- Dinnie Block
- Formerly listed on the U.S. National Register of Historic Places
- Location: 109 N. 3rd Ave., Grand Forks, North Dakota
- Coordinates: 47°55′34.2″N 97°1′56.5″W﻿ / ﻿47.926167°N 97.032361°W
- Area: less than 1 acre (0.40 ha)
- Built: 1907
- Architectural style: Early Commercial, Vernacular-Classical ornamen(tation?), Other
- MPS: Downtown Grand Forks MRA
- NRHP reference No.: 82001321
- Removed from NRHP: September 23, 2004

= Dinnie Block =

Dinnie Block was a property in Grand Forks, North Dakota. It was removed from the National Register of Historic Places in 2004.

Along with Wright Block, the Telephone Co.
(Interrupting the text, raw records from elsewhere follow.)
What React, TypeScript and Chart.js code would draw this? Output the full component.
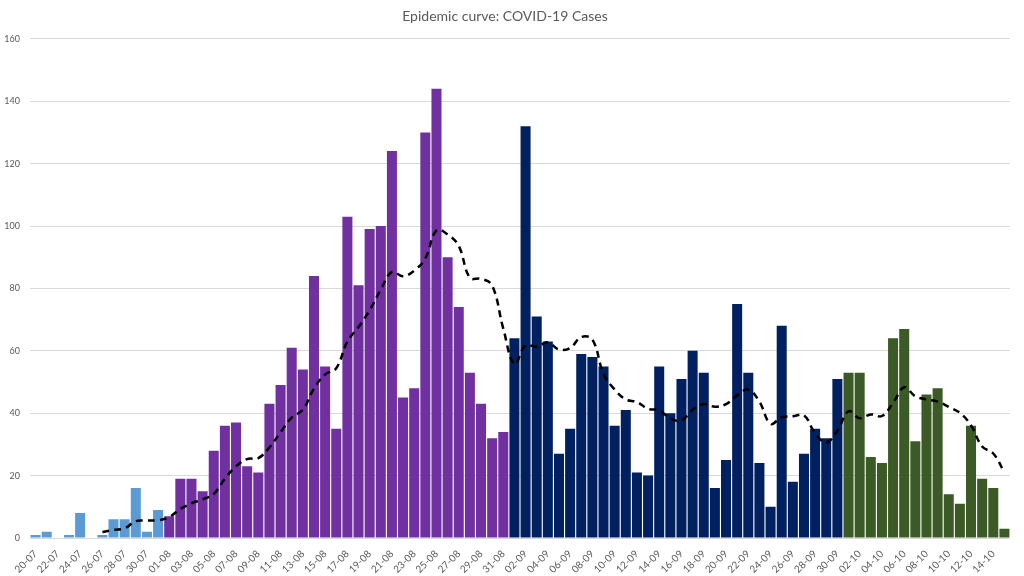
import { useEffect, useRef } from "react";
import { Chart, registerables } from "chart.js";

Chart.register(...registerables);

// Category labels (day-month)
const julyDays = ["20-07", "21-07", "22-07", "23-07", "24-07", "25-07", "26-07", "27-07", "28-07", "29-07", "30-07", "31-07"];
const augustDays = ["01-08", "02-08", "03-08", "04-08", "05-08", "06-08", "07-08", "08-08", "09-08", "10-08", "11-08", "12-08", "13-08", "14-08", "15-08", "16-08", "17-08", "18-08", "19-08", "20-08", "21-08", "22-08", "23-08", "24-08", "25-08", "26-08", "27-08", "28-08", "29-08", "30-08", "31-08"];
const septemberDays = ["01-09", "02-09", "03-09", "04-09", "05-09", "06-09", "07-09", "08-09", "09-09", "10-09", "11-09", "12-09", "13-09", "14-09", "15-09", "16-09", "17-09", "18-09", "19-09", "20-09", "21-09", "22-09", "23-09", "24-09", "25-09", "26-09", "27-09", "28-09", "29-09", "30-09"];
const octoberDays = ["01-10", "02-10", "03-10", "04-10", "05-10", "06-10", "07-10", "08-10", "09-10", "10-10", "11-10", "12-10", "13-10", "14-10", "15-10"];

// Daily cases per month
const julyCases = [1, 2, 0, 1, 8, 0, 1, 6, 6, 16, 2, 9];
const augustCases = [7, 19, 19, 15, 28, 36, 37, 23, 21, 43, 49, 61, 54, 84, 55, 35, 103, 81, 99, 100, 124, 45, 48, 130, 144, 90, 74, 53, 43, 32, 34];
const septemberCases = [64, 132, 71, 63, 27, 35, 59, 58, 55, 36, 41, 21, 20, 55, 40, 51, 60, 53, 16, 25, 75, 53, 24, 10, 68, 18, 27, 35, 32, 51];
const octoberCases = [53, 53, 26, 24, 64, 67, 31, 46, 48, 14, 11, 36, 19, 16, 3];

// Dashed trend line
const trendLine = [
  null, null, null, null, null, null, 1.9, 2.6, 3.1, 5.4, 5.6, 5.7,
  6.7, 9.3, 11.1, 12.4, 14.1, 19, 23, 25.3, 25.6, 29, 33.9, 38.6, 41.1, 47.9, 52.4, 54.4, 63, 67.6, 73, 79.6, 85.3, 83.9, 85.7, 89.6, 98.6, 97.3, 93.6, 83.4, 83.1, 80.9, 67.1,
  55.7, 61.7, 61.3, 62.7, 60.4, 60.9, 64.4, 63.6, 52.6, 47.6, 44.4, 43.6, 41.4, 40.9, 38.3, 37.7, 41.1, 42.9, 42.1, 42.9, 45.7, 47.6, 43.7, 36.6, 38.7, 39, 39.3, 33.6, 30.6, 34.4,
  40.6, 38.4, 39.6, 39.1, 43.3, 48.3, 45.4, 44.4, 43.7, 42, 40.1, 36.1, 29.3, 27.1, 21,
];

const yTicks = [0, 20, 40, 60, 80, 100, 120, 140, 160];

const BLUE = "#5B9BD5";
const PURPLE = "#7030A0";
const NAVY = "#002060";
const GREEN = "#3B5A26";
const TEXT = "#595959";
const FONT = "Lato";

export default function App() {
  const ref = useRef<HTMLCanvasElement>(null);

  useEffect(() => {
    document.body.style.margin = "0";
    const labels = [...julyDays, ...augustDays, ...septemberDays, ...octoberDays];
    const cases = [...julyCases, ...augustCases, ...septemberCases, ...octoberCases];
    const colors = [
      ...julyCases.map(() => BLUE),
      ...augustCases.map(() => PURPLE),
      ...septemberCases.map(() => NAVY),
      ...octoberCases.map(() => GREEN),
    ];
    const chart = new Chart(ref.current as HTMLCanvasElement, {
      data: {
        labels,
        datasets: [
          {
            type: "line",
            label: "Trend",
            data: trendLine,
            borderColor: "#000000",
            borderWidth: 2.5,
            borderDash: [7, 5],
            pointRadius: 0,
            tension: 0.4,
            fill: false,
            order: 0,
          },
          {
            type: "bar",
            label: "Cases",
            data: cases,
            backgroundColor: colors,
            barPercentage: 0.9,
            categoryPercentage: 1,
            order: 1,
          },
        ],
      } as any,
      options: {
        responsive: false,
        animation: false,
        layout: { padding: { left: 0, right: 14, top: 0, bottom: 0 } },
        plugins: {
          legend: { display: false },
          tooltip: { enabled: false },
          title: {
            display: true,
            text: "Epidemic curve: COVID-19 Cases",
            color: TEXT,
            font: { family: FONT, size: 14, weight: "normal" },
            padding: { top: 8, bottom: 14 },
          },
        },
        scales: {
          x: {
            grid: { display: false },
            border: { display: false },
            afterFit: (axis: any) => {
              axis.height = 38;
            },
            ticks: {
              autoSkip: false,
              maxRotation: 45,
              minRotation: 45,
              padding: 2,
              color: TEXT,
              font: { family: FONT, size: 10 },
              callback: (_v: any, i: number) => (i % 2 === 0 ? labels[i] : ""),
            },
          },
          y: {
            min: 0,
            max: 160,
            afterBuildTicks: (axis: any) => {
              axis.ticks = yTicks.map((v) => ({ value: v }));
            },
            afterFit: (axis: any) => {
              axis.width = 30;
            },
            grid: { color: "#d9d9d9", drawTicks: false },
            border: { display: false },
            ticks: {
              color: TEXT,
              font: { family: FONT, size: 9 },
              padding: 10,
            },
          },
        },
      } as any,
    });
    return () => chart.destroy();
  }, []);

  return <canvas ref={ref} width={1024} height={576} style={{ display: "block" }} />;
}
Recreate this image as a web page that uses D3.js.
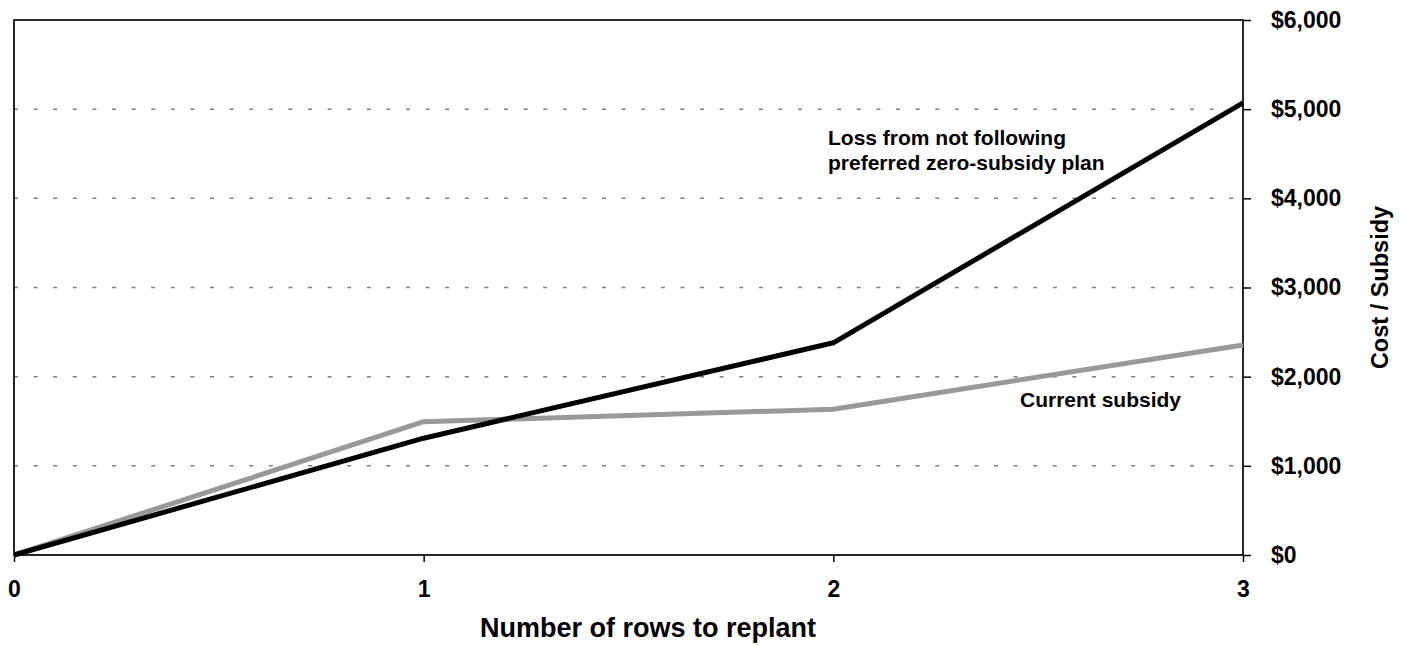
<!DOCTYPE html>
<html>
<head>
<meta charset="utf-8">
<script src="https://cdn.jsdelivr.net/npm/d3@7"></script>
<style>
	body { margin:0; background:#fff; }
	text { font-family: Arial, "Liberation Sans", sans-serif; font-weight: bold; fill:#000; }
</style>
</head>
<body>
<div id="chart"></div>
<script>
// rows replanted
let rows = [0, 1, 2, 3]
// loss from not following preferred zero-subsidy plan ($)
let lossValues = [0, 1310, 2380, 5070]
// current subsidy ($)
let subsidyValues = [0, 1495, 1635, 2355]
let costTicks = [0, 1000, 2000, 3000, 4000, 5000, 6000]
let gridTicks = [1000, 2000, 3000, 4000, 5000]
let lossLabel = ["Loss from not following", "preferred zero-subsidy plan"]
let subsidyLabel = "Current subsidy"

let fullWidth = 1405
let fullHeight = 645
let margin = { top: 20, right: 162, bottom: 90, left: 14 }
let width = 1243 - margin.left
let height = 555 - margin.top

let svg = d3.select("#chart")
	.append("svg")
	.attr("width", fullWidth)
	.attr("height", fullHeight)

let g = svg.append("g")
	.attr("transform", `translate(${margin.left},${margin.top})`)

let xScale = d3.scaleLinear().domain([0, 3]).range([0, width])
let yScale = d3.scaleLinear().domain([0, 6000]).range([height, 0])

// dotted grid
g.selectAll(".grid")
	.data(gridTicks)
	.enter()
	.append("line")
	.attr("class", "grid")
	.attr("x1", 0)
	.attr("x2", width)
	.attr("y1", d => yScale(d))
	.attr("y2", d => yScale(d))
	.attr("stroke", "#808080")
	.attr("stroke-width", 1.5)
	.attr("stroke-dasharray", "4,15.6")

// frame
g.append("rect")
	.attr("width", width)
	.attr("height", height)
	.attr("fill", "none")
	.attr("stroke", "#000")
	.attr("stroke-width", 1.7)

let yAxis = d3.axisRight(yScale)
	.tickValues(costTicks)
	.tickSize(8)
	.tickSizeOuter(0)
	.tickPadding(20)
	.tickFormat(d => "$" + d3.format(",")(d))

let xAxis = d3.axisBottom(xScale)
	.tickValues(rows)
	.tickSize(7)
	.tickSizeOuter(0)
	.tickPadding(19)
	.tickFormat(d3.format("d"))

g.append("g")
	.attr("class", "y axis")
	.attr("transform", `translate(${width},0)`)
	.call(yAxis)

g.append("g")
	.attr("class", "x axis")
	.attr("transform", `translate(0,${height})`)
	.call(xAxis)

g.selectAll(".axis .domain").remove()
g.selectAll(".axis line").attr("stroke", "#000").attr("stroke-width", 1.5)
g.selectAll(".axis text")
	.attr("fill", "#000")
	.style("font-size", "23px")
	.style("font-family", "Arial, 'Liberation Sans', sans-serif")
	.style("font-weight", "bold")
g.selectAll(".x.axis text").attr("dy", "0.71em")

let lineGenerator = values => d3.line()
	.x((d, i) => xScale(rows[i]))
	.y(d => yScale(d))(values)

g.append("path")
	.attr("class", "line subsidy")
	.attr("d", lineGenerator(subsidyValues))
	.attr("fill", "none")
	.attr("stroke", "#999999")
	.attr("stroke-width", 5)
	.attr("stroke-linejoin", "round")

g.append("path")
	.attr("class", "line loss")
	.attr("d", lineGenerator(lossValues))
	.attr("fill", "none")
	.attr("stroke", "#000")
	.attr("stroke-width", 5)
	.attr("stroke-linejoin", "round")

// series labels
svg.append("text")
	.attr("x", 828)
	.attr("y", 145)
	.style("font-size", "21px")
	.selectAll("tspan")
	.data(lossLabel)
	.enter()
	.append("tspan")
	.attr("x", 828)
	.attr("dy", (d, i) => i ? 25 : 0)
	.text(d => d)

svg.append("text")
	.attr("x", 1020)
	.attr("y", 407)
	.style("font-size", "21px")
	.text(subsidyLabel)

// axis titles
svg.append("text")
	.attr("x", 648)
	.attr("y", 637)
	.attr("text-anchor", "middle")
	.style("font-size", "27px")
	.text("Number of rows to replant")

svg.append("text")
	.attr("transform", `translate(1388,${margin.top + height / 2}) rotate(-90)`)
	.attr("text-anchor", "middle")
	.style("font-size", "23.5px")
	.text("Cost / Subsidy")
</script>
</body>
</html>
Building, the Clifford Annex, and Golden Square, the Dinnie Block was one of many "commercial vernacular brick buildings with classical revival details" that were built during a major building boom, with high quality brickwork. The Dinnie Block was built in 1907.

The National Register listing covered Early Commercial, "Vernacular-Classical ornamen"(tation?), and Other architecture. The listing was for an area of less than one acre with just one contributing building.

Its listing status is RN, which means removed from National Register.